Jennifer Ackerman, Deseret Morning News
Utah once again ranks among the five worst states for its comparatively weak animal protection laws, the Animal Legal Defense Fund found in a report released this week.
The second annual report from the group last year listed Utah in the bottom five states. This year's worst included Arkansas, Alaska, Kentucky, North Dakota and Utah. The five best were California, Illinois, Maine, Michigan and Oregon.
"We are only one of seven states that don't have any felony provisions in state code for initial torture of an animal," said Gene Baierschmidt, director of the Utah Humane Society. "We're hopeful that we can come in line with other states that have passed stronger animal cruelty laws. We need to do something about that."
The Animal Legal Defense Fund's director of legislative affairs, Stephan Otto, said the lower rankings highlight states that are "plainly incapable of adequately protecting animals." Otto hopes Utah lawmakers will want to improve laws that protect animals.
The report examined 14 categories, including general prohibitions, penalties, exemptions and what happens to offenders in terms of mental health evaluations and counseling. Utah does not have a felony animal cruelty provision, and it has inadequate animal fighting provisions, the report says.
The most severe penalty in Utah for an animal cruelty conviction, considered a class-A misdemeanor, is up to a year in jail and a $2,500 fine.
A last-minute bill brought before the 2007 Utah Legislature would have created tougher animal protection laws. The legislation passed the Senate but ran out of time in the House.
The intent of the bill sponsor, Sen. Gene Davis, D-Salt Lake, was to identify certain acts of animal cruelty as felonies. A survey conducted last March by Dan Jones & Associates found that nearly three-fourths of 418 Utahns questioned were in favor of the bill, which would have spawned "Henry's Law."
The proposed law was named after a dog called Henry, whose owner, Rhonda Kamper, helped create the Web site, www.helpushelpthem.org.

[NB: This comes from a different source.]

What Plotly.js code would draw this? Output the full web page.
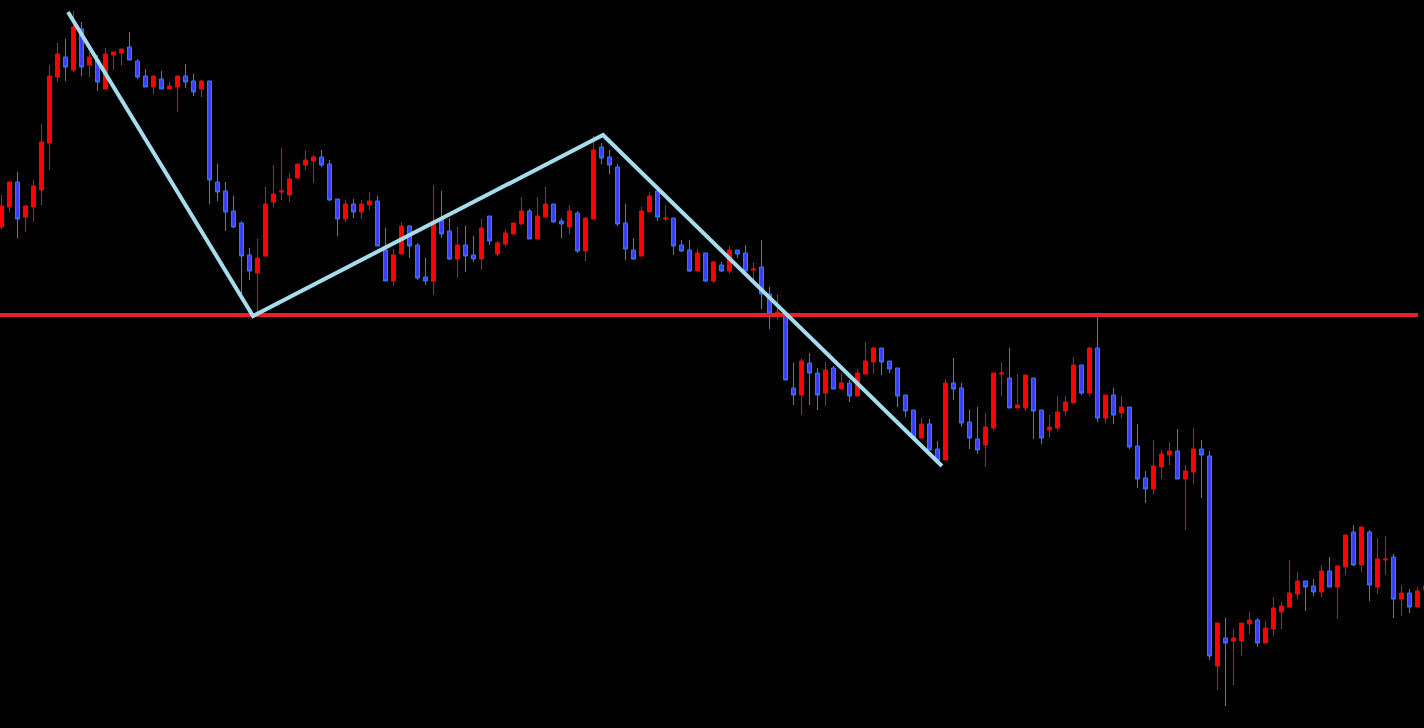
<!DOCTYPE html>
<html>
<head>
<meta charset="utf-8">
<script src="https://cdn.plot.ly/plotly-3.0.1.min.js"></script>
<style>html,body{margin:0;padding:0;background:#000;}#chart{width:1424px;height:728px;}</style>
</head>
<body>
<div id="chart"></div>
<script>
const openP = [
1.2573,1.2593,1.2618,1.2583,1.2593,1.2610,1.2657,1.2723,1.2743,1.2730,
1.2771,1.2735,1.2740,1.2711,1.2745,1.2747,1.2753,1.2739,1.2724,1.2713,
1.2721,1.2711,1.2713,1.2724,1.2719,1.2711,1.2719,1.2618,1.2609,1.2589,
1.2577,1.2545,1.2527,1.2544,1.2598,1.2608,1.2605,1.2622,1.2635,1.2639,
1.2643,1.2636,1.2601,1.2581,1.2596,1.2588,1.2595,1.2599,1.2550,1.2519,
1.2546,1.2574,1.2555,1.2523,1.2519,1.2580,1.2569,1.2541,1.2555,1.2545,
1.2541,1.2584,1.2546,1.2556,1.2566,1.2576,1.2589,1.2561,1.2583,1.2596,
1.2579,1.2573,1.2587,1.2549,1.2581,1.2653,1.2643,1.2633,1.2577,1.2550,
1.2544,1.2588,1.2609,1.2581,1.2582,1.2555,1.2550,1.2529,1.2547,1.2519,
1.2535,1.2529,1.2550,1.2547,1.2530,1.2533,1.2506,1.2484,1.2485,1.2412,
1.2405,1.2437,1.2427,1.2407,1.2432,1.2411,1.2417,1.2404,1.2426,1.2438,
1.2452,1.2439,1.2432,1.2405,1.2390,1.2362,1.2376,1.2351,1.2340,1.2417,
1.2412,1.2378,1.2361,1.2355,1.2372,1.2426,1.2422,1.2392,1.2392,1.2422,
1.2390,1.2370,1.2372,1.2389,1.2397,1.2435,1.2407,1.2452,1.2382,1.2405,
1.2387,1.2393,1.2354,1.2322,1.2311,1.2333,1.2345,1.2349,1.2321,1.2328,
1.2351,1.2344,1.2134,1.2162,1.2159,1.2159,1.2176,1.2180,1.2157,1.2171,
1.2188,1.2193,1.2206,1.2219,1.2214,1.2208,1.2229,1.2213,1.2233,1.2268,
1.2235,1.2268,1.2213,1.2240,1.2243,1.2201,1.2207,1.2193,1.2210];
const highP = [
1.2605,1.2618,1.2628,1.2595,1.2620,1.2676,1.2735,1.2757,1.2761,1.2789,
1.2778,1.2748,1.2745,1.2752,1.2748,1.2751,1.2768,1.2741,1.2731,1.2724,
1.2729,1.2718,1.2724,1.2736,1.2726,1.2720,1.2719,1.2636,1.2618,1.2604,
1.2579,1.2552,1.2561,1.2613,1.2635,1.2652,1.2627,1.2636,1.2649,1.2645,
1.2650,1.2640,1.2601,1.2600,1.2601,1.2600,1.2608,1.2604,1.2572,1.2551,
1.2578,1.2575,1.2557,1.2542,1.2615,1.2609,1.2582,1.2573,1.2574,1.2564,
1.2581,1.2584,1.2559,1.2571,1.2577,1.2603,1.2591,1.2603,1.2613,1.2596,
1.2582,1.2595,1.2589,1.2582,1.2664,1.2657,1.2650,1.2636,1.2596,1.2562,
1.2593,1.2608,1.2612,1.2595,1.2582,1.2560,1.2560,1.2551,1.2547,1.2539,
1.2538,1.2554,1.2550,1.2555,1.2537,1.2560,1.2513,1.2505,1.2487,1.2437,
1.2441,1.2447,1.2432,1.2438,1.2434,1.2427,1.2420,1.2431,1.2458,1.2453,
1.2452,1.2439,1.2432,1.2405,1.2390,1.2382,1.2381,1.2359,1.2421,1.2442,
1.2417,1.2390,1.2393,1.2387,1.2427,1.2438,1.2452,1.2426,1.2425,1.2422,
1.2390,1.2385,1.2404,1.2404,1.2443,1.2435,1.2453,1.2483,1.2405,1.2412,
1.2404,1.2393,1.2376,1.2329,1.2360,1.2350,1.2358,1.2371,1.2335,1.2372,
1.2360,1.2349,1.2177,1.2182,1.2171,1.2177,1.2188,1.2182,1.2179,1.2203,
1.2198,1.2240,1.2228,1.2219,1.2221,1.2235,1.2243,1.2234,1.2265,1.2275,
1.2273,1.2270,1.2262,1.2264,1.2246,1.2215,1.2211,1.2213,1.2218];
const lowP = [
1.2571,1.2588,1.2562,1.2568,1.2578,1.2595,1.2630,1.2718,1.2719,1.2728,
1.2724,1.2723,1.2709,1.2711,1.2730,1.2735,1.2740,1.2721,1.2713,1.2706,
1.2711,1.2711,1.2688,1.2712,1.2704,1.2703,1.2596,1.2599,1.2569,1.2572,
1.2501,1.2520,1.2487,1.2544,1.2593,1.2600,1.2598,1.2622,1.2630,1.2617,
1.2633,1.2599,1.2564,1.2578,1.2582,1.2581,1.2590,1.2554,1.2519,1.2514,
1.2546,1.2542,1.2520,1.2515,1.2505,1.2562,1.2540,1.2522,1.2528,1.2538,
1.2530,1.2555,1.2544,1.2554,1.2566,1.2576,1.2561,1.2561,1.2583,1.2578,
1.2562,1.2566,1.2547,1.2539,1.2581,1.2636,1.2626,1.2574,1.2540,1.2540,
1.2544,1.2588,1.2579,1.2579,1.2545,1.2548,1.2528,1.2529,1.2518,1.2517,
1.2528,1.2527,1.2542,1.2529,1.2520,1.2491,1.2471,1.2480,1.2420,1.2395,
1.2385,1.2395,1.2390,1.2394,1.2411,1.2411,1.2398,1.2404,1.2426,1.2426,
1.2425,1.2427,1.2393,1.2383,1.2362,1.2362,1.2350,1.2338,1.2340,1.2400,
1.2373,1.2351,1.2346,1.2333,1.2370,1.2404,1.2392,1.2392,1.2389,1.2361,
1.2356,1.2362,1.2370,1.2385,1.2397,1.2405,1.2404,1.2378,1.2377,1.2376,
1.2382,1.2351,1.2312,1.2297,1.2306,1.2321,1.2335,1.2321,1.2270,1.2316,
1.2302,1.2140,1.2110,1.2094,1.2115,1.2144,1.2166,1.2153,1.2157,1.2164,
1.2171,1.2193,1.2201,1.2189,1.2204,1.2203,1.2213,1.2181,1.2225,1.2234,
1.2228,1.2199,1.2206,1.2225,1.2182,1.2184,1.2187,1.2193,1.2206];
const closeP = [
1.2594,1.2618,1.2581,1.2594,1.2614,1.2658,1.2724,1.2746,1.2733,1.2773,
1.2733,1.2743,1.2718,1.2746,1.2748,1.2751,1.2740,1.2723,1.2713,1.2724,
1.2711,1.2714,1.2724,1.2718,1.2708,1.2719,1.2620,1.2608,1.2588,1.2573,
1.2544,1.2529,1.2542,1.2596,1.2606,1.2609,1.2621,1.2636,1.2640,1.2643,
1.2635,1.2600,1.2581,1.2596,1.2588,1.2596,1.2599,1.2554,1.2519,1.2545,
1.2574,1.2554,1.2522,1.2519,1.2579,1.2566,1.2541,1.2555,1.2544,1.2541,
1.2572,1.2559,1.2557,1.2567,1.2577,1.2589,1.2561,1.2584,1.2596,1.2578,
1.2576,1.2589,1.2549,1.2582,1.2650,1.2642,1.2635,1.2576,1.2551,1.2541,
1.2589,1.2604,1.2583,1.2582,1.2554,1.2549,1.2529,1.2547,1.2519,1.2538,
1.2529,1.2550,1.2546,1.2529,1.2531,1.2506,1.2487,1.2488,1.2420,1.2405,
1.2439,1.2427,1.2405,1.2430,1.2411,1.2417,1.2404,1.2427,1.2439,1.2452,
1.2438,1.2431,1.2404,1.2389,1.2362,1.2376,1.2350,1.2340,1.2417,1.2411,
1.2377,1.2362,1.2350,1.2373,1.2427,1.2427,1.2392,1.2395,1.2425,1.2389,
1.2362,1.2373,1.2388,1.2398,1.2435,1.2407,1.2452,1.2382,1.2405,1.2385,
1.2393,1.2353,1.2321,1.2311,1.2334,1.2346,1.2349,1.2321,1.2329,1.2351,
1.2345,1.2144,1.2177,1.2157,1.2162,1.2177,1.2180,1.2157,1.2172,1.2192,
1.2194,1.2207,1.2219,1.2213,1.2208,1.2229,1.2213,1.2234,1.2265,1.2235,
1.2273,1.2215,1.2241,1.2241,1.2201,1.2207,1.2193,1.2209,1.2214];
const barIndex = openP.map((_, i) => i);

// zigzag pattern line (bar index, price)
const zigzagX = [8.31, 31.44, 75.19, 117.56];
const zigzagY = [1.2788, 1.2484, 1.2665, 1.2334];

// horizontal support level
const levelPrice = 1.2485;
const levelX = [-1, 177.06];

const traces = [
  {
    type: 'candlestick',
    x: barIndex, open: openP, high: highP, low: lowP, close: closeP,
    increasing: {line: {color: '#ff0000', width: 1}, fillcolor: '#ff0000'},
    decreasing: {line: {color: '#2f7fff', width: 1}, fillcolor: '#3d3dff'},
    whiskerwidth: 0,
    hoverinfo: 'none', showlegend: false
  },
  {
    type: 'scatter', mode: 'lines',
    x: levelX, y: [levelPrice, levelPrice],
    line: {color: '#e8202a', width: 4},
    hoverinfo: 'none', showlegend: false
  },
  {
    type: 'scatter', mode: 'lines',
    x: zigzagX, y: zigzagY,
    line: {color: '#a6dcee', width: 4},
    hoverinfo: 'none', showlegend: false
  }
];

const layout = {
  width: 1424, height: 728,
  margin: {l: 0, r: 0, t: 0, b: 0, pad: 0},
  paper_bgcolor: '#000000', plot_bgcolor: '#000000',
  showlegend: false,
  boxgap: 0.3, boxgroupgap: 0.3,
  xaxis: {range: [-0.1875, 177.8125], visible: false, showgrid: false, zeroline: false, rangeslider: {visible: false}, fixedrange: true},
  yaxis: {range: [1.2072, 1.2800], visible: false, showgrid: false, zeroline: false, fixedrange: true}
};

Plotly.newPlot('chart', traces, layout, {displayModeBar: false, staticPlot: true});
</script>
</body>
</html>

The site, which still exists, was dedicated to generating support for the bill following the extreme abuse of Kamper's dog by her former husband.
Davis said Utah has fallen behind most states on animal cruelty laws because of its conservative nature regarding efforts to change existing laws. Lawmakers tend to choose the more conservative "stay the course" approach. Still, he was surprised to hear about the low ranking in light of Utah's good record with animal husbandry.
Baierschmidt said he and others will need to focus on educating some legislators who are "nervous" that an animal cruelty bill will somehow negatively impact corporate farming or animal husbandry. "This bill has nothing to do with that," he said.
Last August lawmakers held a special session during which they discussed Henry's Law, but they could not agree on when animal torture rises to a felony. They promised a compromise on the issue in the 2008 session.
Sen. Allen Christensen, R-North Ogden, also sponsored a bill last session that would have made animal torture a felony, but only on the second offense. Davis' bill sought a felony charge on the first offense.More recently the Humane Society of the United States threw national support behind efforts in Utah by sponsoring information meetings in St. George, Ogden and Salt Lake City for residents wondering how they might be able to influence change in the state's animal cruelty laws.